The main benefit of using SSO is that users can move quickly, yet still securely, between applications and services. SSO has many other benefits, including increased productivity, improved security, and enhanced customer experience.

Mia-Platform is currently using Okta Single Sign-On enabled through different protocols and standard such as SAML, LDAP, and OIDC.

Authorization

Authorization determines what users can and cannot access, thus it focuses on the question "can you do that?". Usually it is done after successful authentication, and it transmits info through an Access Token. The process of gaining authorization is called access control. There are two main methods for managing access control for your systems:

  • Role-Based Access Control (RBAC);
  • Attribute-Based Access Control (ABAC).

The key difference between RBAC and ABAC is RBAC provides access to resources or information based on user roles and privileges, while ABAC provides access rights based on user, environment, or resource attributes.

Mia-Platform uses RBAC in its authorization flow, providing its employees with varying levels of access based on their roles and responsibilities. This protects sensitive data and ensures they can only access information they need.

Thus, for instance, some users may be assigned to a role where they can write and edit specific files, whereas other users may be in a role restricted to reading but not editing files. This method is effective because the policies don’t need to be changed every time a person leaves or joins Mia-Platform, so it reduces administrative work and improves compliance.

For more details, visit our page about Mia-Platform authorization flow.

TLS Encryption

Mia-Platform network traffic is protected by Transport Layer Security (TLS). All the traffic to our Kubernetes clusters is managed by Traefik Ingress Controller, and it is configured to handle HTTPS requests. By default, TLS 1.2 is the recommended minimum TLS version with a minimum key length of 128 bits.

The following ciphersuites are supported by default:

  • TLS_AES_128_GCM_SHA256
  • TLS_AES_256_GCM_SHA384
  • TLS_CHACHA20_POLY1305_SHA256
  • TLS_ECDHE_ECDSA_WITH_AES_128_GCM_SHA256
  • TLS_ECDHE_RSA_WITH_AES_128_GCM_SHA256
  • TLS_ECDHE_ECDSA_WITH_AES_256_GCM_SHA384
  • TLS_ECDHE_RSA_WITH_AES_256_GCM_SHA384
  • TLS_ECDHE_ECDSA_WITH_CHACHA20_POLY1305
  • TLS_ECDHE_RSA_WITH_CHACHA20_POLY1305
  • TLS_ECDHE_RSA_WITH_AES_128_CBC_SHA

TLS certificates are automatically generated using Let's Encrypt. Traefik is configured to use Let's Encrypt to automatically generate and renew the certificates for Mia-Platform domains. By default, Traefik manages 90 days certificates, and starts to renew certificates 30 days before they expire.

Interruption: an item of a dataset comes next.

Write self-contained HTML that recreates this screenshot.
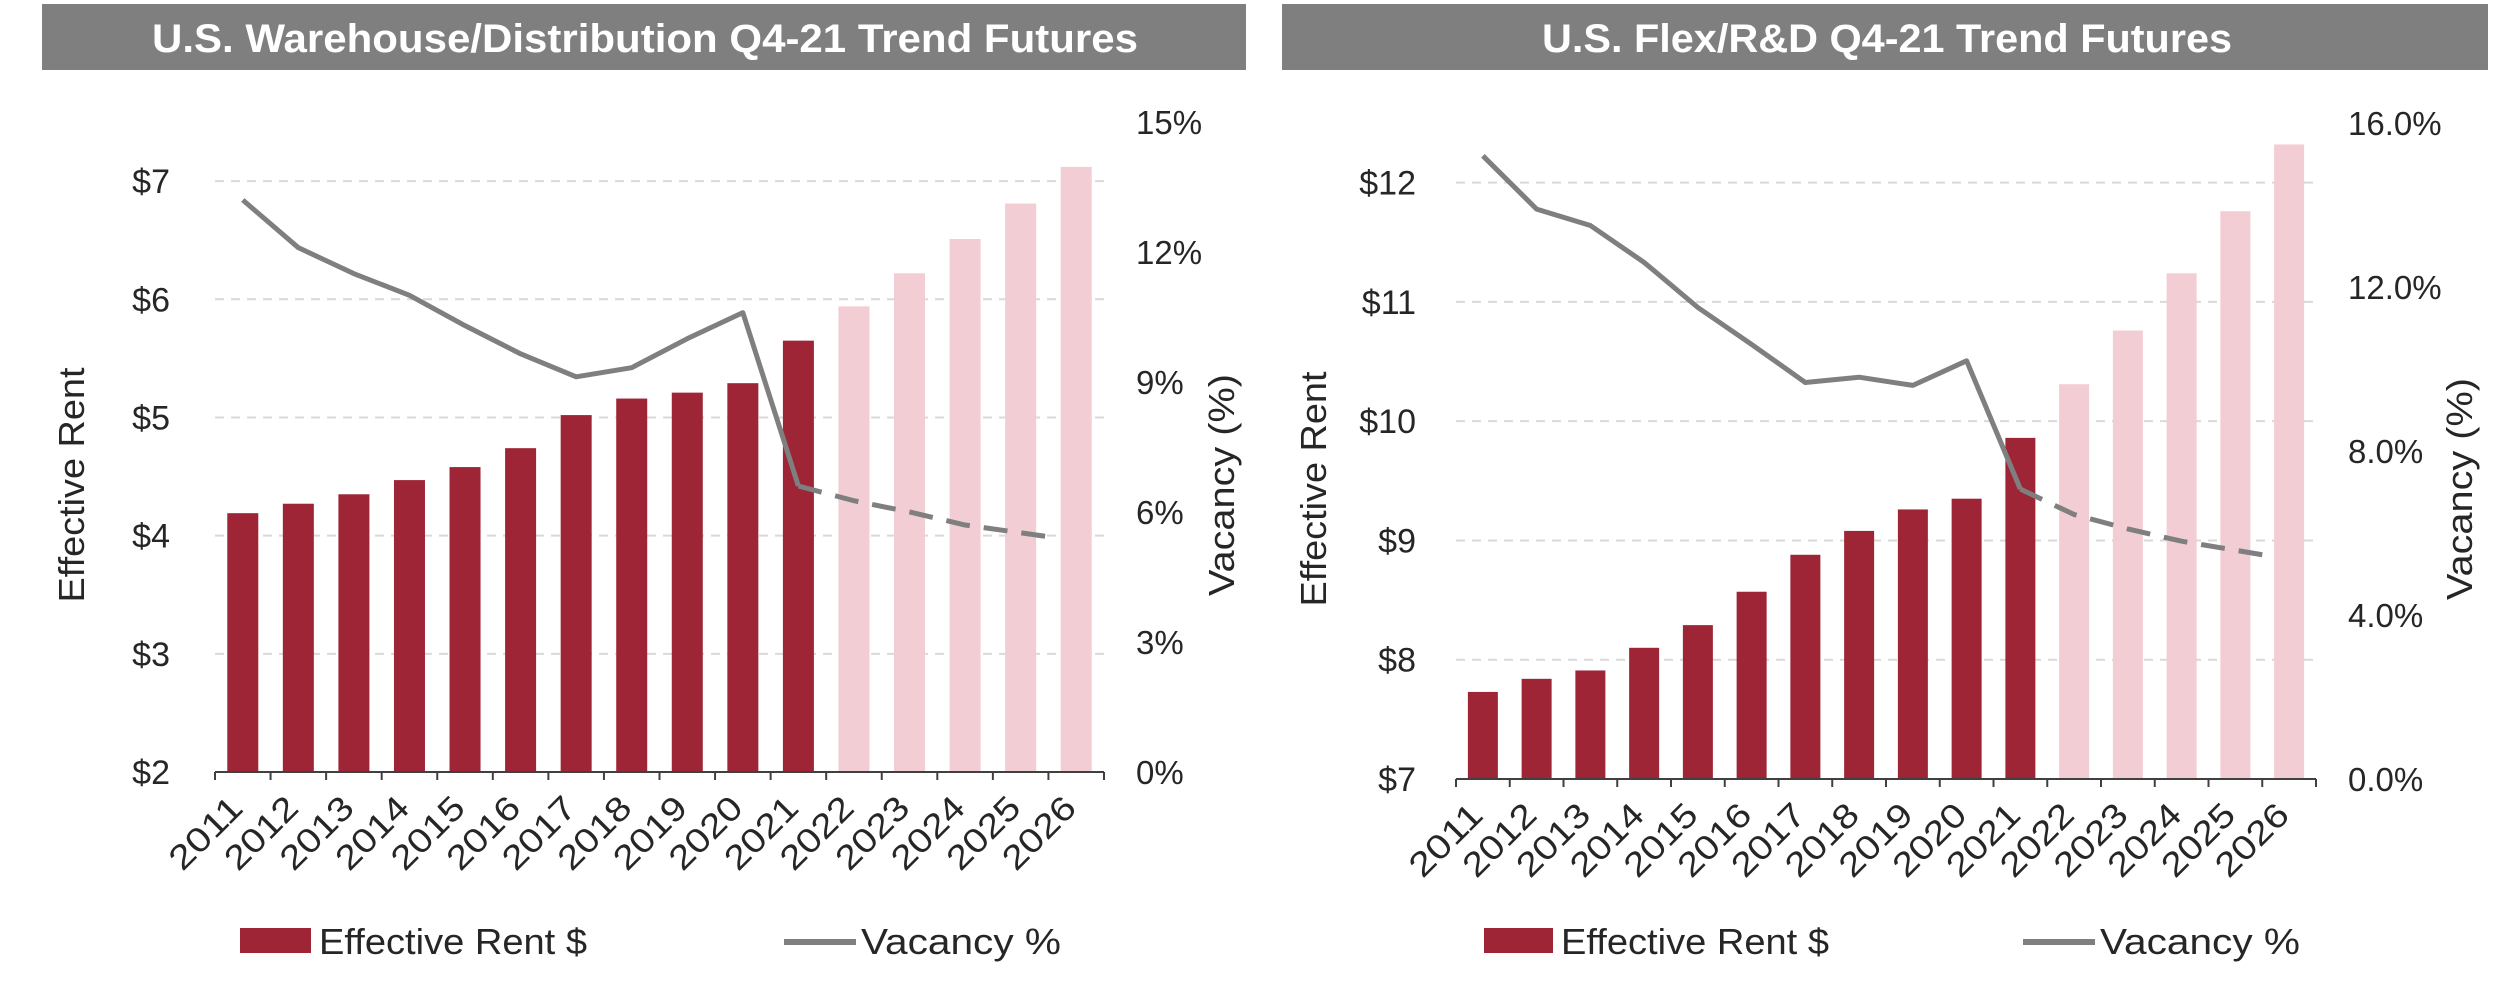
<!DOCTYPE html>
<html><head><meta charset="utf-8"><style>
html,body{margin:0;padding:0;background:#fff;}
svg{display:block;font-family:"Liberation Sans",sans-serif;}
</style></head><body>
<svg id="root" width="2500" height="994" viewBox="0 0 2500 994">
<rect x="42" y="4" width="1204" height="66" fill="#7f7f7f"/>
<text x="645" y="52" text-anchor="middle" font-size="40" font-weight="bold" fill="#fff" textLength="986" lengthAdjust="spacingAndGlyphs">U.S. Warehouse/Distribution Q4-21 Trend Futures</text>
<rect x="1282" y="4" width="1206" height="66" fill="#7f7f7f"/>
<text x="1887" y="52" text-anchor="middle" font-size="40" font-weight="bold" fill="#fff" textLength="690" lengthAdjust="spacingAndGlyphs">U.S. Flex/R&amp;D Q4-21 Trend Futures</text>
<g id="c1"></g>
<g id="c2"></g>
</svg>
<script>
const years = ["2011","2012","2013","2014","2015","2016","2017","2018","2019","2020","2021","2022","2023","2024","2025","2026"];
const whRent = [4.19,4.27,4.35,4.47,4.58,4.74,5.02,5.16,5.21,5.29,5.65,5.94,6.22,6.51,6.81,7.12];
const whVacancy = [13.2,12.1,11.5,11.0,10.3,9.65,9.12,9.33,10.0,10.6,6.6];
const whVacancyForecast = [6.6,6.26,6.0,5.7,5.43];
const whRentTicks = ["$2","$3","$4","$5","$6","$7"];
const whRentTickValues = [2,3,4,5,6,7];
const whVacTicks = ["0%","3%","6%","9%","12%","15%"];
const whVacTickValues = [0,3,6,9,12,15];
const flRent = [7.73,7.84,7.91,8.10,8.29,8.57,8.88,9.08,9.26,9.35,9.86,10.31,10.76,11.24,11.76,12.32];
const flVacancy = [15.2,13.9,13.5,12.6,11.5,10.6,9.67,9.80,9.6,10.2,7.07];
const flVacancyForecast = [7.07,6.45,6.1,5.8,5.47];
const flRentTicks = ["$7","$8","$9","$10","$11","$12"];
const flRentTickValues = [7,8,9,10,11,12];
const flVacTicks = ["0.0%","4.0%","8.0%","12.0%","16.0%"];
const flVacTickValues = [0,4,8,12,16];
const actualCount = 11;

const NS="http://www.w3.org/2000/svg";
function mk(parent,tag,attrs){const e=document.createElementNS(NS,tag);for(const k in attrs)e.setAttribute(k,attrs[k]);parent.appendChild(e);return e;}

function draw(g,cfg){
  const {x0,x1,y0,y1,rMin,rMax,vMax,rent,vac,vacF,rTicks,rTickV,vTicks,vTickV,barW,lblL,lblR,titleL,titleR,leg}=cfg;
  const n=years.length, cw=(x1-x0)/n;
  const xc=i=>x0+(i+0.5)*cw;
  const yR=v=>y0-(v-rMin)/(rMax-rMin)*(y0-y1);
  const yV=v=>y0-v/vMax*(y0-y1);
  rTickV.forEach((v,i)=>{
    if(i>0){const l=mk(g,'line',{x1:x0,x2:x1,y1:yR(v),y2:yR(v),stroke:'#d9d9d9','stroke-width':2,'stroke-dasharray':'9 7'});
    
    }
    const t=mk(g,'text',{x:lblL,y:yR(v)+12,'text-anchor':'end','font-size':34,fill:'#262626'});t.textContent=rTicks[i];
    
    
  });
  vTickV.forEach((v,i)=>{
    const t=mk(g,'text',{x:lblR,y:yV(v)+12,'font-size':33,fill:'#262626'});t.textContent=vTicks[i];
    
    
  });
  rent.forEach((v,i)=>{
    const b=mk(g,'rect',{x:xc(i)-barW/2,y:yR(v),width:barW,height:y0-yR(v),fill:i<actualCount?'#9e2536':'#f2cdd3'});
    
    
  });
  mk(g,'line',{x1:x0,x2:x1,y1:y0,y2:y0,stroke:'#404040','stroke-width':2});
  for(let i=0;i<=n;i++){mk(g,'line',{x1:x0+i*cw,x2:x0+i*cw,y1:y0,y2:y0+8,stroke:'#404040','stroke-width':2});}
  years.forEach((yr,i)=>{
    const x=xc(i)+2,y=y0+38;
    const t=mk(g,'text',{x:x,y:y,'text-anchor':'end','font-size':34,fill:'#262626',textLength:88,lengthAdjust:'spacingAndGlyphs',transform:`rotate(-45 ${x} ${y})`});t.textContent=yr;
    
    
  });
  const p=mk(g,'polyline',{points:vac.map((v,i)=>xc(i)+','+yV(v)).join(' '),fill:'none',stroke:'#7f7f7f','stroke-width':5,'stroke-linejoin':'round'});
  
  
  const s=actualCount-1;
  const pf=mk(g,'polyline',{points:vacF.map((v,i)=>(xc(s+i)+ (i===vacF.length-1?cw/2:0))+','+yV(v)).join(' '),fill:'none',stroke:'#7f7f7f','stroke-width':5,'stroke-dasharray':'24 14'});
  
  
  const cy=(y0+y1)/2+38;
  const a=mk(g,'text',{x:titleL,y:cy,'text-anchor':'middle','font-size':36,fill:'#262626',textLength:235,lengthAdjust:'spacingAndGlyphs',transform:`rotate(-90 ${titleL} ${cy})`});a.textContent='Effective Rent';
  
  
  const b=mk(g,'text',{x:titleR,y:cy,'text-anchor':'middle','font-size':36,fill:'#262626',textLength:222,lengthAdjust:'spacingAndGlyphs',transform:`rotate(-90 ${titleR} ${cy})`});b.textContent='Vacancy (%)';
  
  
  const lg=mk(g,'g',{});
  
  
  mk(lg,'rect',{x:leg[0],y:928,width:leg[2],height:25,fill:'#9e2536'});
  const t1=mk(lg,'text',{x:leg[0]+leg[2]+8,y:954,'font-size':36,fill:'#262626',textLength:268,lengthAdjust:'spacingAndGlyphs'});t1.textContent='Effective Rent $';
  
  
  mk(lg,'line',{x1:leg[1],x2:leg[1]+72,y1:942,y2:942,stroke:'#7f7f7f','stroke-width':6});
  const t2=mk(lg,'text',{x:leg[1]+77,y:954,'font-size':36,fill:'#262626',textLength:200,lengthAdjust:'spacingAndGlyphs'});t2.textContent='Vacancy %';
  
  
}
draw(document.getElementById('c1'),{x0:215,x1:1104,y0:772,y1:122,rMin:2,rMax:7.5,vMax:15,rent:whRent,vac:whVacancy,vacF:whVacancyForecast,rTicks:whRentTicks,rTickV:whRentTickValues,vTicks:whVacTicks,vTickV:whVacTickValues,barW:31,lblL:170,lblR:1136,titleL:84,titleR:1234,leg:[240,784,71]});
draw(document.getElementById('c2'),{x0:1456,x1:2316,y0:779,y1:123,rMin:7,rMax:12.5,vMax:16,rent:flRent,vac:flVacancy,vacF:flVacancyForecast,rTicks:flRentTicks,rTickV:flRentTickValues,vTicks:flVacTicks,vTickV:flVacTickValues,barW:30,lblL:1416,lblR:2348,titleL:1326,titleR:2472,leg:[1484,2023,69]});
</script>
</body></html>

For more information about Let's Encrypt certificates compatibility, visit Let's Encrypt documentation.

Internal Testing

Mia-Platform performs regular risk assessments internally, which involve identifying and analyzing technical vulnerabilities and examining business risks and concerns.

External Testing

We account on external professional companies to perform rigorous penetration testing practices on the Console. Tests are performed at least twice per calendar year.

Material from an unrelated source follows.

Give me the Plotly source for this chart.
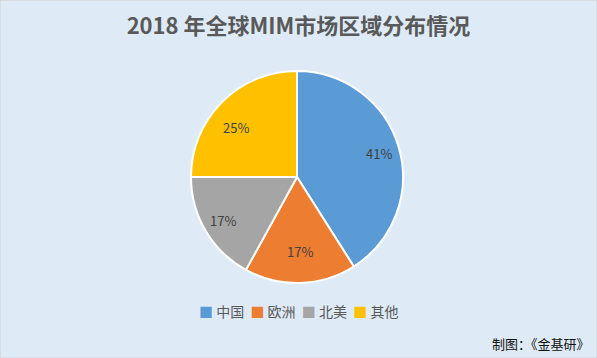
import math
import plotly.graph_objects as go

regions = ["中国", "欧洲", "北美", "其他"]
shares = [41, 17, 17, 25]
colors = ["#5B9BD5", "#ED7D31", "#A5A5A5", "#FFC000"]

W, H = 597, 358
cx, cy, r = 297, 177, 106  # pixel geometry of pie
dom_x = [(cx - r) / W, (cx + r) / W]
dom_y = [(H - cy - r) / H, (H - cy + r) / H]

fig = go.Figure()
fig.add_trace(go.Pie(
    labels=regions, values=shares, sort=False, direction="clockwise", rotation=0,
    marker=dict(colors=colors, line=dict(color="white", width=2)),
    textinfo="none", hoverinfo="label+percent", showlegend=False,
    domain=dict(x=dom_x, y=dom_y),
))

# percentage labels placed at the mid-angle of each slice
total = sum(shares)
cum = 0
ann = []
for v in shares:
    mid = (cum + v / 2) / total * 2 * math.pi
    cum += v
    rr = 0.81 * r
    px = cx + rr * math.sin(mid)
    py = cy - rr * math.cos(mid)
    ann.append(dict(x=px / W, y=1 - py / H, xref="paper", yref="paper",
                    text=f"{round(v / total * 100)}%", showarrow=False,
                    font=dict(size=13, color="#404040", family="Noto Sans CJK SC")))

# legend built from the category names and colours
legend_text = "  ".join(
    f"<span style='color:{c}'>■</span> {name}" for name, c in zip(regions, colors)
)
ann.append(dict(x=0.5, y=1 - 311 / H, xref="paper", yref="paper", xanchor="center",
                yanchor="middle", text=legend_text, showarrow=False,
                font=dict(size=14, color="#595959", family="Noto Sans CJK SC")))

ann.append(dict(x=592 / W, y=1 - 343 / H, xref="paper", yref="paper", xanchor="right",
                yanchor="middle", text="制图：《金基研》", showarrow=False,
                font=dict(size=13, color="#111111", family="Noto Sans CJK SC")))

fig.update_layout(
    width=W, height=H,
    margin=dict(l=0, r=0, t=0, b=0),
    paper_bgcolor="#DEEBF7", plot_bgcolor="#DEEBF7",
    showlegend=False,
    title=dict(text="<b>2018 年全球MIM市场区域分布情况</b>", x=0.5, xanchor="center",
               y=1 - 26 / H, yanchor="middle",
               font=dict(size=22, color="#595959", family="Noto Sans CJK SC")),
    annotations=ann,
    shapes=[dict(type="rect", xref="paper", yref="paper", x0=0, y0=0, x1=1, y1=1,
                 line=dict(color="#D0D0D0", width=1))],
)

fig.write_html("out.html", config={"displayModeBar": False},
               post_script="document.body.style.margin='0';")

Customers adopting our product might undergo supplementary external penetration tests performed by external companies. The deliverables resulting from such activities might be shared with Mia Platform when vulnerabilities concerning our product are discovered and need treatment.

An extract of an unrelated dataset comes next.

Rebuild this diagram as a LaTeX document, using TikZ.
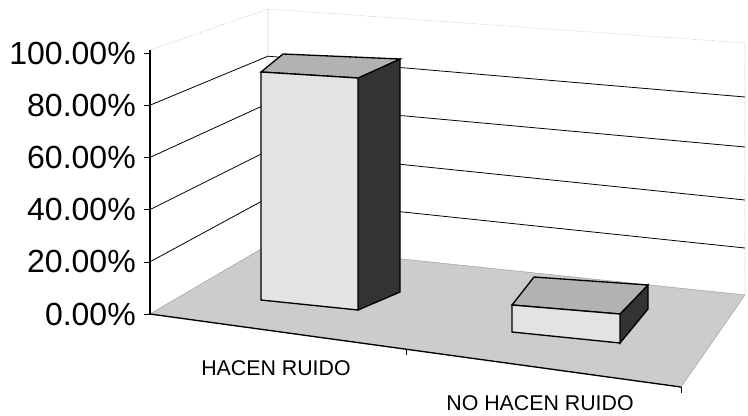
\documentclass[tikz,border=0pt]{standalone}
\usepackage{fontspec}
\setmainfont{Liberation Sans}
\begin{document}
\begin{tikzpicture}[x=0.75pt,y=-0.75pt,
  wall/.style={draw=gray!70,densely dotted,fill=white},
  gridline/.style={black,line width=0.6pt},
  floorpane/.style={draw=gray!70,fill=gray!40},
  ticklab/.style={anchor=east,inner sep=0pt,font=\fontsize{24}{24}\selectfont},
  catlab/.style={inner sep=0pt,font=\fontsize{16}{16}\selectfont},
  barfront/.style={draw=black,line width=1pt,fill=gray!22},
  bartop/.style={draw=black,line width=1pt,fill=gray!60},
  barside/.style={draw=black,line width=1pt,fill=black!80}]
\useasboundingbox (0,0) rectangle (748,415);
% walls and floor corners
\coordinate (FL0) at (150,314);
\coordinate (FL100) at (150,50);
\coordinate (BL0) at (268,245);
\coordinate (BL100) at (268,9);
\coordinate (BR0) at (745,295);
\coordinate (BR100) at (745,43);
\coordinate (FR0) at (681,387);
\draw[wall] (FL0) -- (FL100) -- (BL100) -- (BL0) -- cycle;
\draw[wall] (BL0) -- (BL100) -- (BR100) -- (BR0) -- cycle;
\draw[gridline] (150,261.8) -- (268,197.8) -- (745,248);
\draw[gridline] (150,209.6) -- (268,150.6) -- (745,200);
\draw[gridline] (150,157.4) -- (268,103.4) -- (745,147);
\draw[gridline] (150,105.2) -- (268,56.2) -- (745,97);
\draw[floorpane] (FL0) -- (BL0) -- (BR0) -- (FR0) -- cycle;
\draw[black,line width=1pt] (FL0) -- (FR0);
% value axis
\draw[black,line width=1pt] (FL0) -- (FL100);
\draw (150,314) -- (144,314);
\draw (150,261.8) -- (144,261.8);
\draw (150,209.6) -- (144,209.6);
\draw (150,157.4) -- (144,157.4);
\draw (150,105.2) -- (144,105.2);
\draw (150,53) -- (144,53);
\node[ticklab] (L100) at (136,53) {100.00\%};
\node[ticklab] (L80) at (136,105.2) {80.00\%};
\node[ticklab] (L60) at (136,157.4) {60.00\%};
\node[ticklab] (L40) at (136,209.6) {40.00\%};
\node[ticklab] (L20) at (136,261.8) {20.00\%};
\node[ticklab] (L0) at (136,314) {0.00\%};
% category ticks
\draw (406,349) -- (406,355);
\draw (681,387) -- (681,393);
% bar HACEN RUIDO
\draw[barside] (358,78) -- (400,59) -- (400,292) -- (358,310) -- cycle;
\draw[bartop] (261,72) -- (358,78) -- (400,59) -- (283,54) -- cycle;
\draw[barfront] (261,72) -- (358,78) -- (358,310) -- (261,300) -- cycle;
% bar NO HACEN RUIDO
\draw[barside] (620,314) -- (648,285) -- (648,309) -- (620,343) -- cycle;
\draw[bartop] (512,305) -- (620,314) -- (648,285) -- (534,277) -- cycle;
\draw[barfront] (512,305) -- (620,314) -- (620,343) -- (512,332) -- cycle;
% category labels
\node[catlab] (C1) at (276,368) {HACEN RUIDO};
\node[catlab] (C2) at (540,403) {NO HACEN RUIDO};
\end{tikzpicture}
\end{document}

Application-level security tests follow a standard application assessment methodology (e.g. OWASP with scores leveraging the CVSS framework).

Vulnerability Management

Mia-Platform implements a central ticketing system that tracks all security issues until remediation. Our implementation consists of patches to the OS and the applications on a regular schedule and on need-to-update basis, in accordance with the CVSS (Common Vulnerability Scoring System).

We define development tasks, bug fixes, and new features as issues for specific target releases, deploying them to production only after completing requisite checkpoints such as quality assurance testing, staged deployment, and review.